*Material*:

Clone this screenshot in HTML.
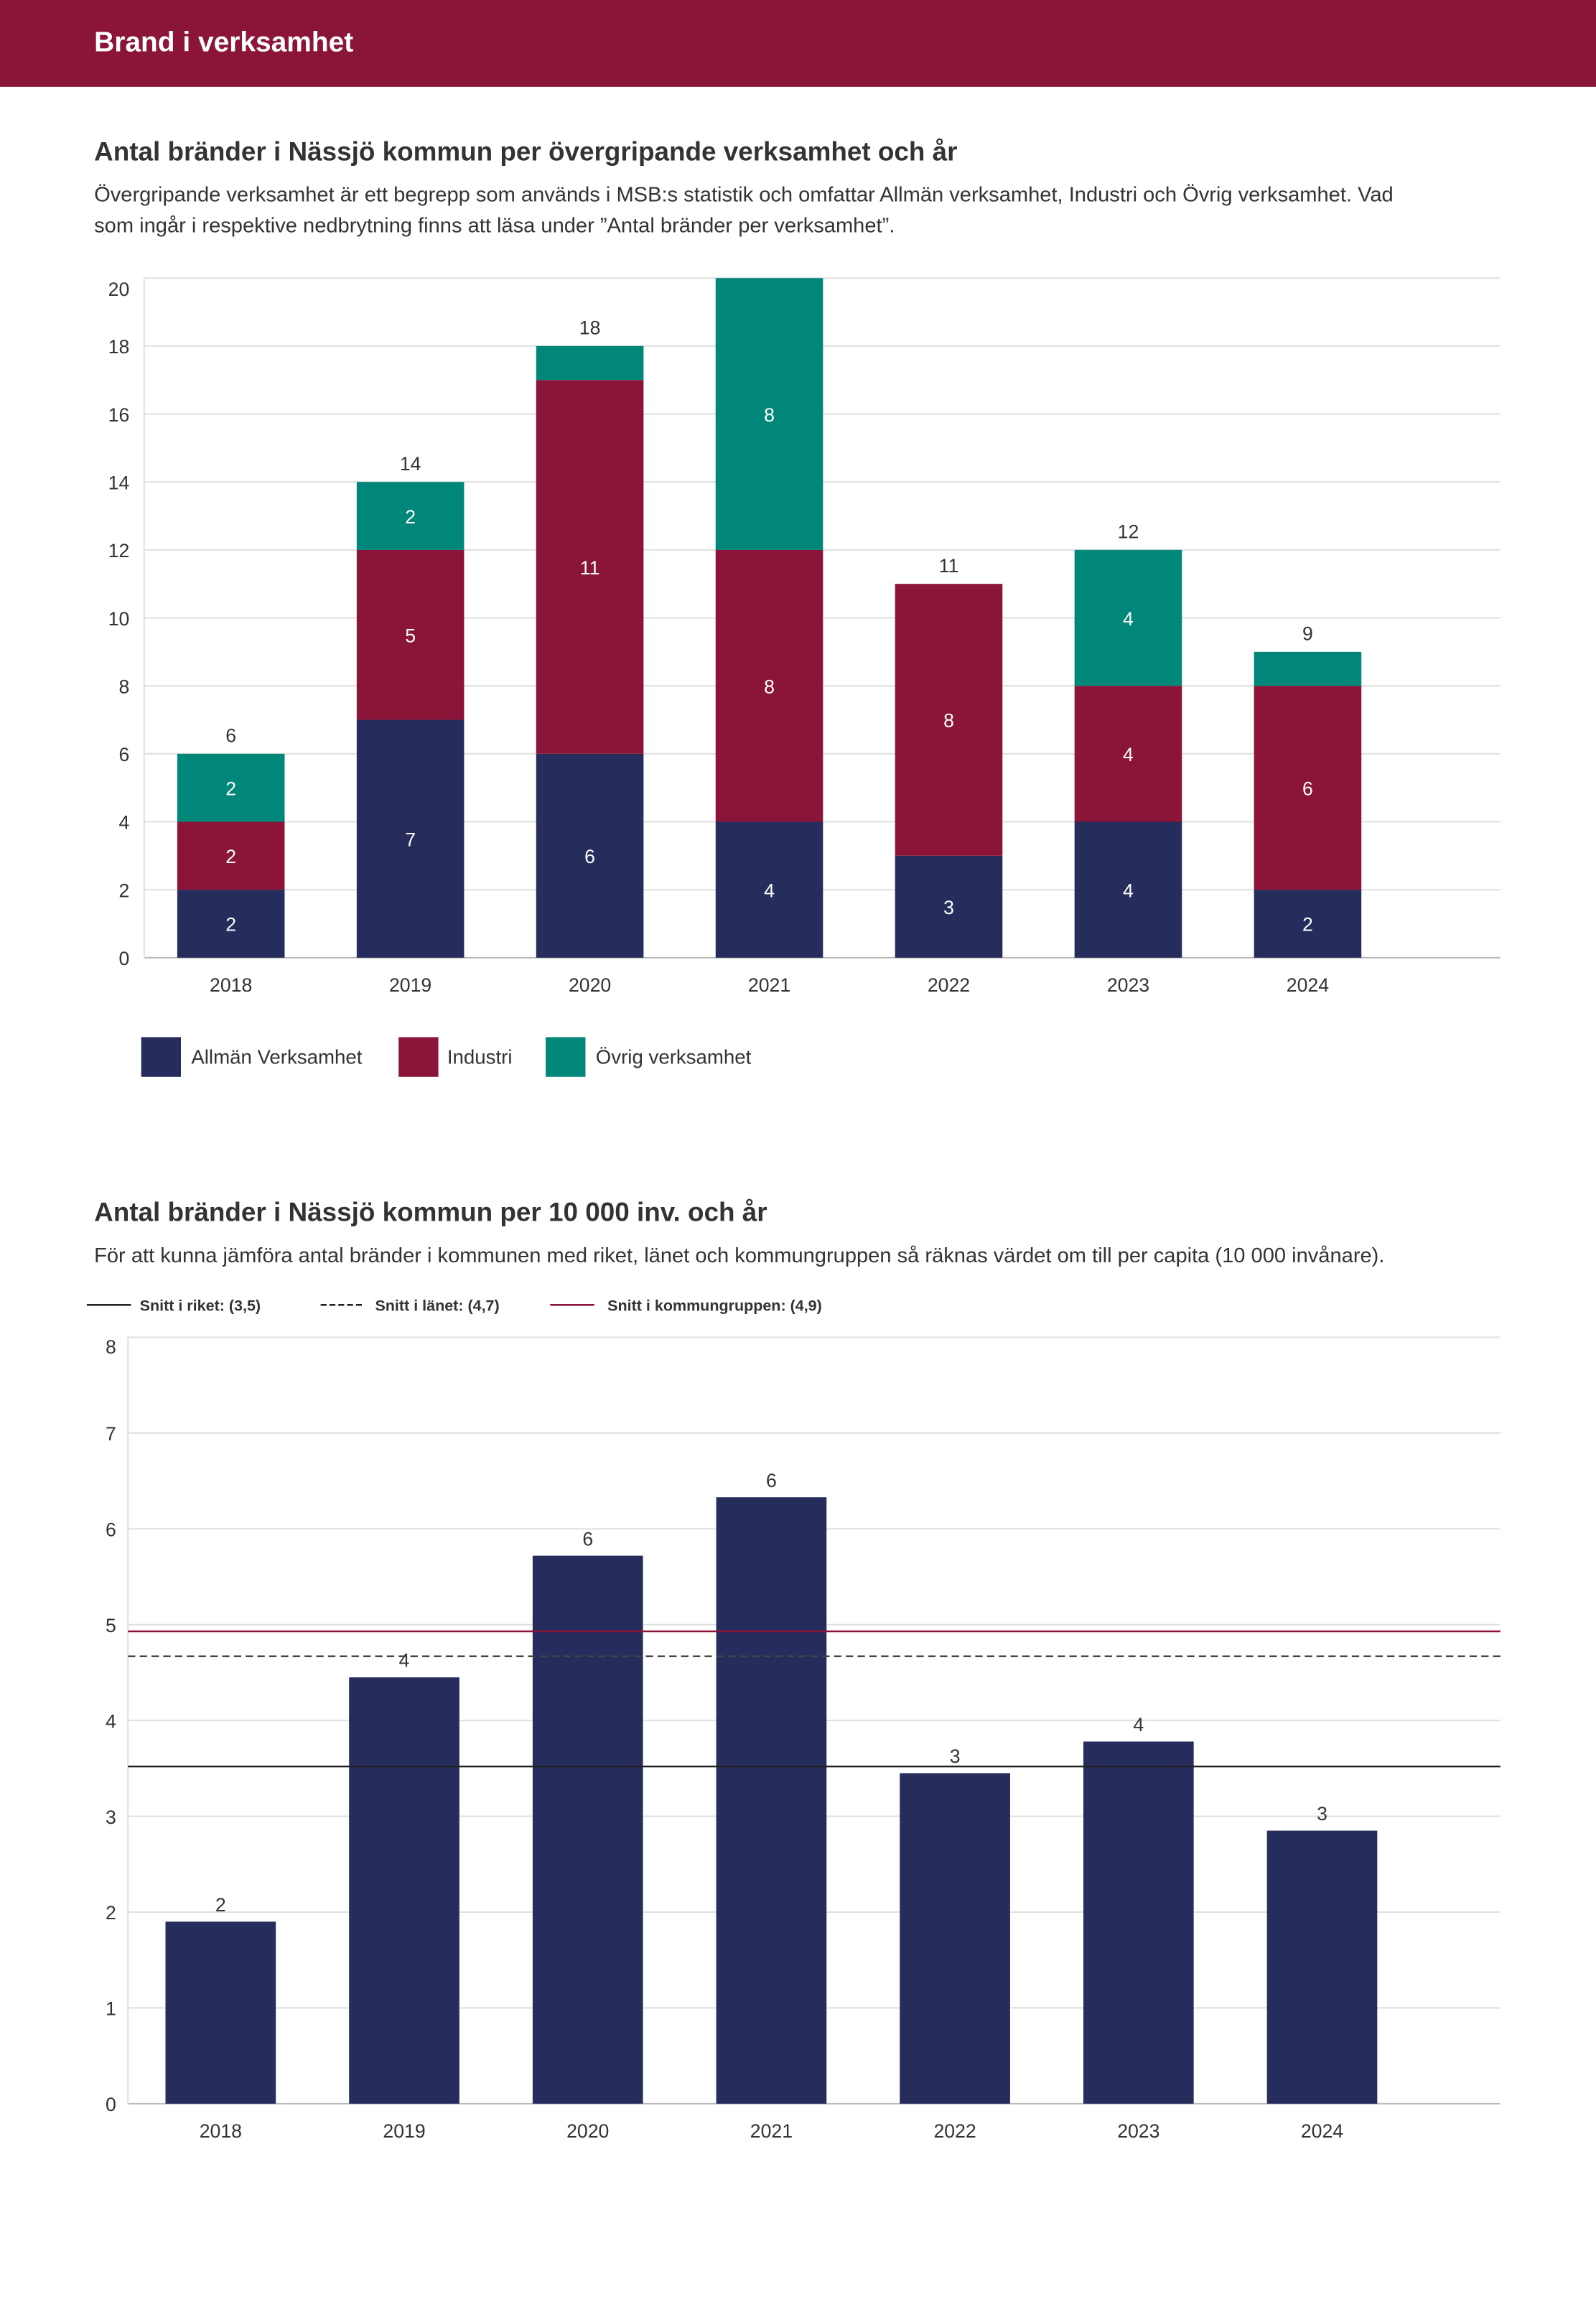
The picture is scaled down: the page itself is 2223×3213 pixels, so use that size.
<!DOCTYPE html>
<html><head><meta charset="utf-8"><style>
html,body{margin:0;padding:0;background:#fff}
svg{display:block}
text{font-family:"Liberation Sans",sans-serif;fill:#333}
</style></head><body>
<svg id="root" width="2223" height="3213" viewBox="0 0 1085 1568.2" xmlns="http://www.w3.org/2000/svg">
<rect x="0" y="0" width="1085" height="59" fill="#8b1538"/>
<text x="64" y="35" font-size="19" font-weight="bold" style="fill:#fff">Brand i verksamhet</text>
<text x="64" y="109" font-size="18" font-weight="bold" style="fill:#333">Antal bränder i Nässjö kommun per övergripande verksamhet och år</text>
<text x="64" y="137" font-size="14.2">Övergripande verksamhet är ett begrepp som används i MSB:s statistik och omfattar Allmän verksamhet, Industri och Övrig verksamhet. Vad</text>
<text x="64" y="158" font-size="14.2">som ingår i respektive nedbrytning finns att läsa under ”Antal bränder per verksamhet”.</text>
<g id="c1"></g>
<g>
<rect x="96" y="705" width="27" height="27" fill="#262d5c"/>
<text x="130" y="723" font-size="13.5">Allmän Verksamhet</text>
<rect x="271" y="705" width="27" height="27" fill="#8b1538"/>
<text x="304" y="723" font-size="13.5">Industri</text>
<rect x="371" y="705" width="27" height="27" fill="#00877a"/>
<text x="405" y="723" font-size="13.5">Övrig verksamhet</text>
</g>
<text x="64" y="830" font-size="18" font-weight="bold">Antal bränder i Nässjö kommun per 10 000 inv. och år</text>
<text x="64" y="858" font-size="14.2">För att kunna jämföra antal bränder i kommunen med riket, länet och kommungruppen så räknas värdet om till per capita (10 000 invånare).</text>
<g>
<line x1="59" x2="89" y1="887" y2="887" stroke="#222" stroke-width="1.3"/>
<text x="95" y="891" font-size="10.5" font-weight="bold">Snitt i riket: (3,5)</text>
<line x1="218" x2="248" y1="887" y2="887" stroke="#222" stroke-width="1.3" stroke-dasharray="4,2"/>
<text x="255" y="891" font-size="10.5" font-weight="bold">Snitt i länet: (4,7)</text>
<line x1="374" x2="404" y1="887" y2="887" stroke="#8b1538" stroke-width="1.3"/>
<text x="413" y="891" font-size="10.5" font-weight="bold">Snitt i kommungruppen: (4,9)</text>
</g>
<g id="c2"></g>
</svg>
<script>
const years = ["2018","2019","2020","2021","2022","2023","2024"];
const allman = [2,7,6,4,3,4,2];
const industri = [2,5,11,8,8,4,6];
const ovrig = [2,2,1,8,0,4,1];
const yTicks1 = [0,2,4,6,8,10,12,14,16,18,20];
const perCapita = [1.9,4.45,5.72,6.33,3.45,3.78,2.85];
const perCapitaLabels = ["2","4","6","6","3","4","3"];
const yTicks2 = [0,1,2,3,4,5,6,7,8];
const avgRiket = 3.52;
const avgLanet = 4.67;
const avgKommungrupp = 4.93;

const NS="http://www.w3.org/2000/svg";
function mk(parent,tag,attrs,txt){const e=document.createElementNS(NS,tag);for(const k in attrs)e.setAttribute(k,attrs[k]);if(txt!==undefined)e.textContent=txt;parent.appendChild(e);return e;}

// Chart 1
(function(){
const g=document.getElementById('c1');
const L=98,R=1020,y0=651,y1=189,max=20;
const y=v=>y0-(v/max)*(y0-y1);
const step=122,first=157,bw=73;
const x=i=>first+i*step;
yTicks1.forEach(t=>{
 const ln=mk(g,'line',{x1:L,x2:R,y1:y(t),y2:y(t),stroke:t===0?'#bbb':'#e0e0e0','stroke-width':1});
 
 
 const ty=t===max?y(t)+12:y(t)+5;
 const tx=mk(g,'text',{x:88,y:ty,'text-anchor':'end','font-size':13},String(t));
 
 
});
const ax=mk(g,'line',{x1:L,x2:L,y1:y1,y2:y0,stroke:'#e0e0e0'});


const series=[[allman,'#262d5c','allman'],[industri,'#8b1538','industri'],[ovrig,'#00877a','ovrig']];
years.forEach((yr,i)=>{
 let base=0;
 series.forEach(([arr,col,nm])=>{
  const v=arr[i]; if(!v){return;}
  const r=mk(g,'rect',{x:x(i)-bw/2,y:y(base+v),width:bw,height:y(base)-y(base+v),fill:col});
  
  
  if(v>1){
   const t=mk(g,'text',{x:x(i),y:(y(base)+y(base+v))/2+5,'text-anchor':'middle','font-size':13,style:'fill:#fff'},String(v));
   
   
  }
  base+=v;
 });
 if(base<max){
  const tot=mk(g,'text',{x:x(i),y:y(base)-8,'text-anchor':'middle','font-size':13},String(base));
  
  
 }
 const xl=mk(g,'text',{x:x(i),y:674,'text-anchor':'middle','font-size':13},yr);
 
 
});
})();

// Chart 2
(function(){
const g=document.getElementById('c2');
const L=87,R=1020,y0=1430,y1=909,max=8;
const y=v=>y0-(v/max)*(y0-y1);
const step=124.8,first=150,bw=75;
const x=i=>first+i*step;
yTicks2.forEach(t=>{
 const ln=mk(g,'line',{x1:L,x2:R,y1:y(t),y2:y(t),stroke:t===0?'#bbb':'#e0e0e0','stroke-width':1});
 
 
 const ty=t===max?y(t)+11:y(t)+5;
 const tx=mk(g,'text',{x:79,y:ty,'text-anchor':'end','font-size':13},String(t));
 
 
});
const ax=mk(g,'line',{x1:L,x2:L,y1:y1,y2:y0,stroke:'#e0e0e0'});


years.forEach((yr,i)=>{
 const v=perCapita[i];
 const r=mk(g,'rect',{x:x(i)-bw/2,y:y(v),width:bw,height:y0-y(v),fill:'#262d5c'});
 
 
 const t=mk(g,'text',{x:x(i),y:y(v)-7,'text-anchor':'middle','font-size':13},perCapitaLabels[i]);
 
 
 const xl=mk(g,'text',{x:x(i),y:1453,'text-anchor':'middle','font-size':13},yr);
 
 
});
const l1=mk(g,'line',{x1:L,x2:R,y1:y(avgRiket),y2:y(avgRiket),stroke:'#222','stroke-width':1.2});


const l2=mk(g,'line',{x1:L,x2:R,y1:y(avgLanet),y2:y(avgLanet),stroke:'#444','stroke-width':1.2,'stroke-dasharray':'5,3'});


const l3=mk(g,'line',{x1:L,x2:R,y1:y(avgKommungrupp),y2:y(avgKommungrupp),stroke:'#8b1538','stroke-width':1.2});


})();
</script>
</body></html>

*Given exercise*: Each line above is to be copied verbatim. Drop any image from the copy.

*Task response*:
Clone this screenshot in HTML.
The picture is scaled down: the page itself is 2223×3213 pixels, so use that size.
<!DOCTYPE html>
<html><head><meta charset="utf-8"><style>
html,body{margin:0;padding:0;background:#fff}
svg{display:block}
text{font-family:"Liberation Sans",sans-serif;fill:#333}
</style></head><body>
<svg id="root" width="2223" height="3213" viewBox="0 0 1085 1568.2" xmlns="http://www.w3.org/2000/svg">
<rect x="0" y="0" width="1085" height="59" fill="#8b1538"/>
<text x="64" y="35" font-size="19" font-weight="bold" style="fill:#fff">Brand i verksamhet</text>
<text x="64" y="109" font-size="18" font-weight="bold" style="fill:#333">Antal bränder i Nässjö kommun per övergripande verksamhet och år</text>
<text x="64" y="137" font-size="14.2">Övergripande verksamhet är ett begrepp som används i MSB:s statistik och omfattar Allmän verksamhet, Industri och Övrig verksamhet. Vad</text>
<text x="64" y="158" font-size="14.2">som ingår i respektive nedbrytning finns att läsa under ”Antal bränder per verksamhet”.</text>
<g id="c1"></g>
<g>
<rect x="96" y="705" width="27" height="27" fill="#262d5c"/>
<text x="130" y="723" font-size="13.5">Allmän Verksamhet</text>
<rect x="271" y="705" width="27" height="27" fill="#8b1538"/>
<text x="304" y="723" font-size="13.5">Industri</text>
<rect x="371" y="705" width="27" height="27" fill="#00877a"/>
<text x="405" y="723" font-size="13.5">Övrig verksamhet</text>
</g>
<text x="64" y="830" font-size="18" font-weight="bold">Antal bränder i Nässjö kommun per 10 000 inv. och år</text>
<text x="64" y="858" font-size="14.2">För att kunna jämföra antal bränder i kommunen med riket, länet och kommungruppen så räknas värdet om till per capita (10 000 invånare).</text>
<g>
<line x1="59" x2="89" y1="887" y2="887" stroke="#222" stroke-width="1.3"/>
<text x="95" y="891" font-size="10.5" font-weight="bold">Snitt i riket: (3,5)</text>
<line x1="218" x2="248" y1="887" y2="887" stroke="#222" stroke-width="1.3" stroke-dasharray="4,2"/>
<text x="255" y="891" font-size="10.5" font-weight="bold">Snitt i länet: (4,7)</text>
<line x1="374" x2="404" y1="887" y2="887" stroke="#8b1538" stroke-width="1.3"/>
<text x="413" y="891" font-size="10.5" font-weight="bold">Snitt i kommungruppen: (4,9)</text>
</g>
<g id="c2"></g>
</svg>
<script>
const years = ["2018","2019","2020","2021","2022","2023","2024"];
const allman = [2,7,6,4,3,4,2];
const industri = [2,5,11,8,8,4,6];
const ovrig = [2,2,1,8,0,4,1];
const yTicks1 = [0,2,4,6,8,10,12,14,16,18,20];
const perCapita = [1.9,4.45,5.72,6.33,3.45,3.78,2.85];
const perCapitaLabels = ["2","4","6","6","3","4","3"];
const yTicks2 = [0,1,2,3,4,5,6,7,8];
const avgRiket = 3.52;
const avgLanet = 4.67;
const avgKommungrupp = 4.93;

const NS="http://www.w3.org/2000/svg";
function mk(parent,tag,attrs,txt){const e=document.createElementNS(NS,tag);for(const k in attrs)e.setAttribute(k,attrs[k]);if(txt!==undefined)e.textContent=txt;parent.appendChild(e);return e;}

// Chart 1
(function(){
const g=document.getElementById('c1');
const L=98,R=1020,y0=651,y1=189,max=20;
const y=v=>y0-(v/max)*(y0-y1);
const step=122,first=157,bw=73;
const x=i=>first+i*step;
yTicks1.forEach(t=>{
 const ln=mk(g,'line',{x1:L,x2:R,y1:y(t),y2:y(t),stroke:t===0?'#bbb':'#e0e0e0','stroke-width':1});
 
 
 const ty=t===max?y(t)+12:y(t)+5;
 const tx=mk(g,'text',{x:88,y:ty,'text-anchor':'end','font-size':13},String(t));
 
 
});
const ax=mk(g,'line',{x1:L,x2:L,y1:y1,y2:y0,stroke:'#e0e0e0'});


const series=[[allman,'#262d5c','allman'],[industri,'#8b1538','industri'],[ovrig,'#00877a','ovrig']];
years.forEach((yr,i)=>{
 let base=0;
 series.forEach(([arr,col,nm])=>{
  const v=arr[i]; if(!v){return;}
  const r=mk(g,'rect',{x:x(i)-bw/2,y:y(base+v),width:bw,height:y(base)-y(base+v),fill:col});
  
  
  if(v>1){
   const t=mk(g,'text',{x:x(i),y:(y(base)+y(base+v))/2+5,'text-anchor':'middle','font-size':13,style:'fill:#fff'},String(v));
   
   
  }
  base+=v;
 });
 if(base<max){
  const tot=mk(g,'text',{x:x(i),y:y(base)-8,'text-anchor':'middle','font-size':13},String(base));
  
  
 }
 const xl=mk(g,'text',{x:x(i),y:674,'text-anchor':'middle','font-size':13},yr);
 
 
});
})();

// Chart 2
(function(){
const g=document.getElementById('c2');
const L=87,R=1020,y0=1430,y1=909,max=8;
const y=v=>y0-(v/max)*(y0-y1);
const step=124.8,first=150,bw=75;
const x=i=>first+i*step;
yTicks2.forEach(t=>{
 const ln=mk(g,'line',{x1:L,x2:R,y1:y(t),y2:y(t),stroke:t===0?'#bbb':'#e0e0e0','stroke-width':1});
 
 
 const ty=t===max?y(t)+11:y(t)+5;
 const tx=mk(g,'text',{x:79,y:ty,'text-anchor':'end','font-size':13},String(t));
 
 
});
const ax=mk(g,'line',{x1:L,x2:L,y1:y1,y2:y0,stroke:'#e0e0e0'});


years.forEach((yr,i)=>{
 const v=perCapita[i];
 const r=mk(g,'rect',{x:x(i)-bw/2,y:y(v),width:bw,height:y0-y(v),fill:'#262d5c'});
 
 
 const t=mk(g,'text',{x:x(i),y:y(v)-7,'text-anchor':'middle','font-size':13},perCapitaLabels[i]);
 
 
 const xl=mk(g,'text',{x:x(i),y:1453,'text-anchor':'middle','font-size':13},yr);
 
 
});
const l1=mk(g,'line',{x1:L,x2:R,y1:y(avgRiket),y2:y(avgRiket),stroke:'#222','stroke-width':1.2});


const l2=mk(g,'line',{x1:L,x2:R,y1:y(avgLanet),y2:y(avgLanet),stroke:'#444','stroke-width':1.2,'stroke-dasharray':'5,3'});


const l3=mk(g,'line',{x1:L,x2:R,y1:y(avgKommungrupp),y2:y(avgKommungrupp),stroke:'#8b1538','stroke-width':1.2});


})();
</script>
</body></html>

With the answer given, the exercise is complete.